As others stated, I would go with $\binom{n}{r}$(probably never used different notation, although that does not mean much, since I am in math for only few years).
Although for example wiki (search for "binom") gives more options.

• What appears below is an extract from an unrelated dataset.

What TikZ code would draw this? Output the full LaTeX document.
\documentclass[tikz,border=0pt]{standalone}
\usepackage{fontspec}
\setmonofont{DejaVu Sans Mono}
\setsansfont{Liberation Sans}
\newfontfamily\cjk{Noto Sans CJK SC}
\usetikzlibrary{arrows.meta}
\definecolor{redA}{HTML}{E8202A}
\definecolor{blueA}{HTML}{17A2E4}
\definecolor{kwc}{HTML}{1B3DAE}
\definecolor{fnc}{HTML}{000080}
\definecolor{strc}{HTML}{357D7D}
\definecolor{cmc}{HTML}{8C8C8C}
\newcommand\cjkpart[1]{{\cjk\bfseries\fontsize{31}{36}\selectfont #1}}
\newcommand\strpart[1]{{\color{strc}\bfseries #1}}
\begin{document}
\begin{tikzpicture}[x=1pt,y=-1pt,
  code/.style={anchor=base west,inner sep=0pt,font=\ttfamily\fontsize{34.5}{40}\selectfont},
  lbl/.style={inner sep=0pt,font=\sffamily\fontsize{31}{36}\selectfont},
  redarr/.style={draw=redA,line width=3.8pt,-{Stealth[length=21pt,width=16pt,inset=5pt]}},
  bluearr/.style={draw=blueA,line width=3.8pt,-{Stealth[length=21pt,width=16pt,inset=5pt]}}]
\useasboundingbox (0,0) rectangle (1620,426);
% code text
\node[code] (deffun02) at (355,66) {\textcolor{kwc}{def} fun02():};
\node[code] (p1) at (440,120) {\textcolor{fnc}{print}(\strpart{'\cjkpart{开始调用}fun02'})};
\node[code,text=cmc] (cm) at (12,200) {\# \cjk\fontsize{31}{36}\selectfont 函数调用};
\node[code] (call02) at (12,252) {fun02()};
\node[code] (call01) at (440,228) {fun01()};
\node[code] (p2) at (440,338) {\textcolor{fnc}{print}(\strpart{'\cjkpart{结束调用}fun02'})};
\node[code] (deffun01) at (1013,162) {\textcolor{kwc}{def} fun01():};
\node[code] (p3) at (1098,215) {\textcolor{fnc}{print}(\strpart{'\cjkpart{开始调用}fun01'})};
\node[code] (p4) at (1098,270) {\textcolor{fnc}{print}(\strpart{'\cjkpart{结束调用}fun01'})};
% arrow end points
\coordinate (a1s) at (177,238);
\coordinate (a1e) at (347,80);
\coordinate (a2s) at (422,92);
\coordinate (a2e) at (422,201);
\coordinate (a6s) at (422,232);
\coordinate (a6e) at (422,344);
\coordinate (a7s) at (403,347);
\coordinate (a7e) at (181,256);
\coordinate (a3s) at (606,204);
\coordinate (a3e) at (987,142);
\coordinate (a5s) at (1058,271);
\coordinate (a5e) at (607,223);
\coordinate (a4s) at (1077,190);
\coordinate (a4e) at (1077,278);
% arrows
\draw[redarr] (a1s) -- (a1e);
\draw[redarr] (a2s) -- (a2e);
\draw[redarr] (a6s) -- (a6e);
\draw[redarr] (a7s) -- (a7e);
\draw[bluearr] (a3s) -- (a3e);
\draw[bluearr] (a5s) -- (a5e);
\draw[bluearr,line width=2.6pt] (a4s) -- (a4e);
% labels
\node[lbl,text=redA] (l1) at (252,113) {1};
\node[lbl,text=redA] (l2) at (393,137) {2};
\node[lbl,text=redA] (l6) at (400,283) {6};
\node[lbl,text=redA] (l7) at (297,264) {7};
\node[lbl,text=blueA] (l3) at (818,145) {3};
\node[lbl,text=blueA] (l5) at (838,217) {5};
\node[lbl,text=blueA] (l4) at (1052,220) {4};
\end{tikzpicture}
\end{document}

As to support my (as well as others) choices I can give you some numbers obtained by searching the terms here ($\LaTeX$Search) and here ($\LaTeX$SpeedSearch). Both hyperlinks link to the page claiming
The Springer LaTeX search lets you search through over 8,223,138 LaTeX code snippets to find the equation you need.
Claim
I did not check all the results, whether they really mean the binomial coefficient, so bear that in mind.

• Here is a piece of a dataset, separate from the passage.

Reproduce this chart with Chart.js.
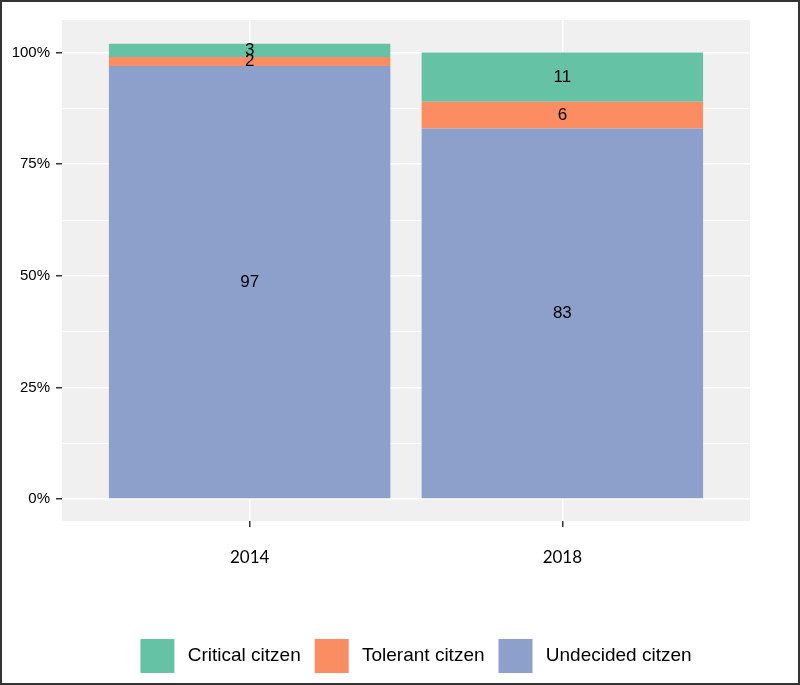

\begin{array}{|c|c|c|c|c|}
\hline
\text{Term} & \text{in }\TeX & \text{Search}^* & \text{SpeedSearch} \\
\hline
\binom{n}{k} &\verb+\binom{n}{k}+ & 10/1464 & 323 \\
\hline
\binom{n}{r} &\verb+\binom{n}{r}+ & 1/815 & 47 \\
\hline
\binom{n}{2} &\verb+\binom{n}{2}+ & 13/0 & 166 \\
\hline
\binom{n+1}{k} & \verb-\binom{n+1}{k}- & 0/14 & 14 \\
\hline
^nC_r & \verb+^nCr+ & 3/301 & 2 \\
\hline
^nC_k & \verb+^nC_k+ & 13/830 & 3\\
\hline
^nC_2 & \verb+^nC_2+ & 1/619 & 5 \\
\hline
C_r^n & \verb+Cr^n+ & 1/189 & 74 \\
\hline
C_k^n & \verb+C_k^n+ & 1/316 & 13\\
\hline
C_2^n & \verb+C_2^n+ & 6/690 & 8\\
\hline
C_n^r & \verb+C_n^r+ & 3/229 & 7 \\
\hline
C_n^k & \verb+C_n^k+ & 11/287 & 37 \\
\hline
C_n^2 & \verb+C_n^2+ & 39/1471 & 78 \\
\hline
C(n,r) &\verb+C(n,r)+ & 0/1317 & 9\\
\hline
C(n,k) &\verb+C(n,k)+ & 2/1432 & 32 \\
\hline
C(n,2) &\verb+C(n,2)+ & 0/1771 & 4\\
\hline
\end{array}
$^*$ The first number responds to the exact result appearance, the second to the similar one.
Conclusion
Personally I would not really consider the similar results for $\LaTeX$Search. Of course, this statement should be supported by going through the results (and obtaining, that most results are not binomial coefficients). Excluding those (and the $\binom{n+1}{k}$ row) out we get
\begin{array}{|c|c|c|}
\hline
\text{Type of notation} & \sum Search & \sum SpeedSearch \\
\hline
\text{Notation } \binom{n}{x} & 24 & 536 \\
\hline
\text{Different notation} & 80 & 272\\
\hline
\end{array}
Note I did this mostly for fun. I think these sites have better usage then for some notational statistics.